## Stated problem:
Please print exactly the lines below, from the start of the material up to and including the line with "plt.rcParams['font.family'] = ['Noto", but none of the pictures.

■ ■ ■ ■ ■ ■ ■

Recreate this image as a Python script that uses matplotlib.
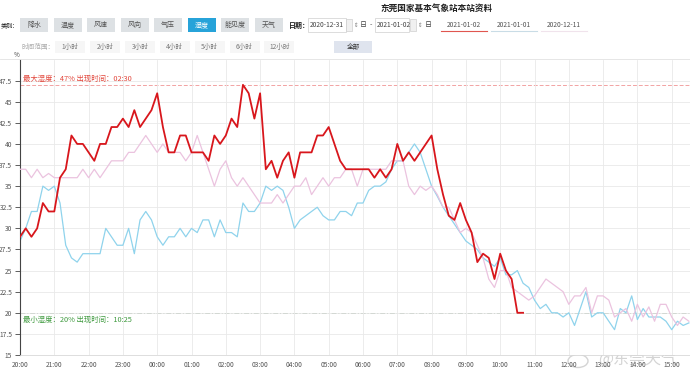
import numpy as np
import matplotlib.pyplot as plt
from matplotlib.patches import Rectangle, Ellipse

plt.rcParams['font.family'] = ['Noto Sans CJK SC', 'DejaVu Sans']

# x axis: hours after 20:00, one reading every 10 minutes
hour_labels = ["20:00", "21:00", "22:00", "23:00", "00:00", "01:00", "02:00",
               "03:00", "04:00", "05:00", "06:00", "07:00", "08:00", "09:00",
               "10:00", "11:00", "12:00", "13:00", "14:00", "15:00"]
y_ticks = [15, 17.5, 20, 22.5, 25, 27.5, 30, 32.5, 35, 37.5, 40, 42.5, 45, 47.5]
step_h = 1 / 6

# 2021-01-02 (red)
red_vals = [29, 30, 29, 30, 33, 32, 32, 36, 37, 41, 40, 40, 39, 38, 40, 40, 42, 42,
            43, 42, 44, 42, 43, 44, 46, 42, 39, 39, 41, 41, 39, 39, 39, 38, 41, 40,
            41, 43, 42, 47, 46, 43, 46, 37, 38, 36, 38, 39, 36, 39, 39, 39, 41, 41,
            42, 40, 38, 37, 37, 37, 37, 37, 36, 37, 36, 37, 40, 38, 39, 38, 39, 40,
            41, 37, 34, 31.5, 31, 33, 31, 29.5, 26, 27, 26.5, 24, 27, 25, 24, 20, 20]
# 2021-01-01 (pink)
pink_vals = [37, 37, 36, 37, 36, 36.5, 36, 36, 36, 36, 36, 37, 36, 37, 36, 37, 38, 38,
             38, 39, 39, 40, 41, 40, 39, 40, 39, 39, 39, 38, 39, 41, 39, 37, 35, 37,
             38, 36, 35, 36, 35, 34, 33, 33, 33, 34, 33, 34, 35, 35, 36, 34, 35, 36,
             35, 36, 36, 37, 37, 35, 37, 37, 37, 37, 37, 38, 38, 38, 35, 34, 35, 34.5,
             35, 34, 32.5, 32.5, 31, 29.5, 30, 29.5, 28, 26.5, 24, 23, 25, 25, 23, 22.5,
             22, 21.5, 22, 23, 24, 23.5, 23, 22.5, 21, 22, 22, 23, 20, 22, 22, 21.5,
             19.5, 20, 20.5, 19, 21, 19.5, 20.7, 19, 21, 21, 19.5, 18.5, 19.5, 19]
# 2020-12-11 (blue)
blue_vals = [28.5, 30, 32, 32, 35, 34.5, 35, 33, 28, 26.5, 26, 27, 27, 27, 27, 30, 29, 28,
             28, 30, 27, 31, 32, 31, 29, 28, 29, 29, 30, 29, 30, 29.5, 31, 31, 29, 31,
             29.5, 29.5, 29, 33, 32, 32, 33, 35, 34.5, 35, 34.5, 32.5, 30, 31, 31.5, 32,
             32.5, 31.5, 31, 31, 32, 32, 31.5, 33, 33, 34.5, 35, 35, 35.5, 37, 38, 38,
             39, 40, 39, 37, 35, 33.8, 32.5, 31.5, 30.5, 29.5, 28.5, 28, 27.5, 26.5, 26,
             25.5, 26.5, 24.5, 24.5, 25, 23.5, 23, 21.5, 20.5, 21, 20, 20, 19.5, 20, 18.5,
             20.5, 22.5, 19.5, 20, 20, 19, 18, 20.5, 20, 22, 19.2, 20.5, 19.5, 19.5, 19.5,
             19, 18, 19, 18.5, 18.8]

max_val, max_time = 47, "02:30"
min_val, min_time = 20, "10:25"

cat_labels = ["降水", "温度", "风速", "风向", "气压", "湿度", "能见度", "天气"]
range_labels = ["1小时", "2小时", "3小时", "4小时", "5小时", "6小时", "12小时"]
date_tabs = ["2021-01-02", "2021-01-01", "2020-12-11"]

fig = plt.figure(figsize=(6.9, 3.72), dpi=100)
ax = fig.add_axes([20 / 690, 17 / 372, 670 / 690, 295.5 / 372])

def xs(vals):
    return np.arange(len(vals)) * step_h

ax.plot(xs(blue_vals), blue_vals, color='#8fd3ec', lw=0.9, zorder=2)
ax.plot(xs(pink_vals), pink_vals, color='#ebc3df', lw=0.9, zorder=3)
ax.plot(xs(red_vals), red_vals, color='#d8161c', lw=1.3, zorder=4)

ax.axhline(max_val, color='#f2a3a3', ls=(0, (4, 2)), lw=0.7, zorder=1)
ax.axhline(min_val, color='#5f7f5f', ls=(0, (5, 2, 1, 2)), lw=0.7, zorder=1)
ax.text(0.09, max_val + 0.7, f"最大湿度：{max_val}% 出现时间：{max_time}",
        color='#e2463b', fontsize=5.3, va='center', ha='left')
ax.text(0.09, min_val - 0.8, f"最小湿度：{min_val}% 出现时间：{min_time}",
        color='#3f9a3f', fontsize=5.3, va='center', ha='left')

ax.set_xlim(0, 117.2 * step_h)
ax.set_ylim(15, 50)
ax.set_xticks(range(len(hour_labels)))
ax.set_xticklabels(hour_labels)
ax.set_yticks(y_ticks)
ax.set_yticklabels([f"{t:g}" for t in y_ticks])
ax.grid(color='#e9e9e9', lw=0.6, zorder=0)
ax.tick_params(axis='y', length=3.6, width=0.6, color='#444', labelsize=4.8,
               labelcolor='#555', pad=2)
ax.tick_params(axis='x', length=0, labelsize=4.8, labelcolor='#555', pad=4)
for s in ['top', 'right']:
    ax.spines[s].set_visible(False)
ax.spines['left'].set_color('#444')
ax.spines['left'].set_linewidth(0.8)
ax.spines['bottom'].set_color('#d8d8d8')
ax.spines['bottom'].set_linewidth(0.6)

# header drawn in pixel coordinates
hd = fig.add_axes([0, 0, 1, 1], zorder=-1)
hd.set_xlim(0, 690)
hd.set_ylim(372, 0)
hd.axis('off')

hd.text(437, 8, "东莞国家基本气象站本站资料", fontsize=6.2, fontweight='bold',
        color='#222', ha='center', va='center')
hd.text(0.5, 25, "类别:", fontsize=4.5, color='#222', ha='left', va='center')
for i, lab in enumerate(cat_labels):
    x0 = 20 + i * 33.5
    sel = lab == "湿度"
    hd.add_patch(Rectangle((x0, 18), 28, 14, facecolor='#27a3d9' if sel else '#dde1e4',
                           edgecolor='none'))
    hd.text(x0 + 14, 25, lab, fontsize=5, color='white' if sel else '#555',
            ha='center', va='center')

hd.text(289, 25, "日期：", fontsize=5, color='#222', ha='left', va='center', fontweight='bold')
hd.add_patch(Rectangle((308, 18), 38, 14, facecolor='white', edgecolor='#cfcfcf', lw=0.5))
hd.text(310, 25, "2020-12-31", fontsize=4.8, color='#444', ha='left', va='center')
hd.add_patch(Rectangle((346, 19), 6, 12, facecolor='#f0f0f0', edgecolor='#cfcfcf', lw=0.5))
hd.text(356, 25, "⇕", fontsize=4, color='#777', ha='center', va='center')
hd.text(363, 25, "日", fontsize=5, color='#444', ha='center', va='center')
hd.text(371, 25, "-", fontsize=5, color='#444', ha='center', va='center')
hd.add_patch(Rectangle((375, 18), 34, 14, facecolor='white', edgecolor='#cfcfcf', lw=0.5))
hd.text(377, 25, "2021-01-02", fontsize=4.8, color='#444', ha='left', va='center')
hd.add_patch(Rectangle((410, 19), 6, 12, facecolor='#f0f0f0', edgecolor='#cfcfcf', lw=0.5))
hd.text(420, 25, "⇕", fontsize=4, color='#777', ha='center', va='center')
hd.text(428, 25, "日", fontsize=5, color='#444', ha='center', va='center')

tab_colors = ['#e0564f', '#c9dce6', '#f0e3ec']
for i, (lab, c) in enumerate(zip(date_tabs, tab_colors)):
    xc = 464 + i * 50
    hd.text(xc, 25, lab, fontsize=4.8, color='#555', ha='center', va='center')
    hd.plot([xc - 23, xc + 23], [31, 31], color=c, lw=0.8)

hd.text(21, 47, "时间范围：", fontsize=4.8, color='#aaa', ha='left', va='center')
for i, lab in enumerate(range_labels):
    x0 = 55 + i * 34.9
    hd.add_patch(Rectangle((x0, 41), 30, 12, facecolor='#f6f6f6', edgecolor='none'))
    hd.text(x0 + 15, 47, lab, fontsize=4.8, color='#777', ha='center', va='center')
hd.add_patch(Rectangle((334, 41), 38, 12, facecolor='#dfe4ee', edgecolor='none'))
hd.text(353, 47, "全部", fontsize=4.8, color='#333', ha='center', va='center')

hd.plot([0, 690], [58.5, 58.5], color='#e2e2e2', lw=0.6)
hd.text(17, 55, "%", fontsize=4.5, color='#444', ha='center', va='center')

# watermark
hd.add_patch(Ellipse((578, 361), 20, 13, facecolor='none', edgecolor='#d4d4d4', lw=1.0))
hd.text(638, 360, "@东莞天气", fontsize=11.5, color='#d4d4d4', ha='center', va='center')

fig.savefig("out.png", dpi=100)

■ ■ ■ ■ ■ ■ ■

## Right answer:
Recreate this image as a Python script that uses matplotlib.
import numpy as np
import matplotlib.pyplot as plt
from matplotlib.patches import Rectangle, Ellipse

plt.rcParams['font.family'] = ['Noto Sans CJK SC', 'DejaVu Sans']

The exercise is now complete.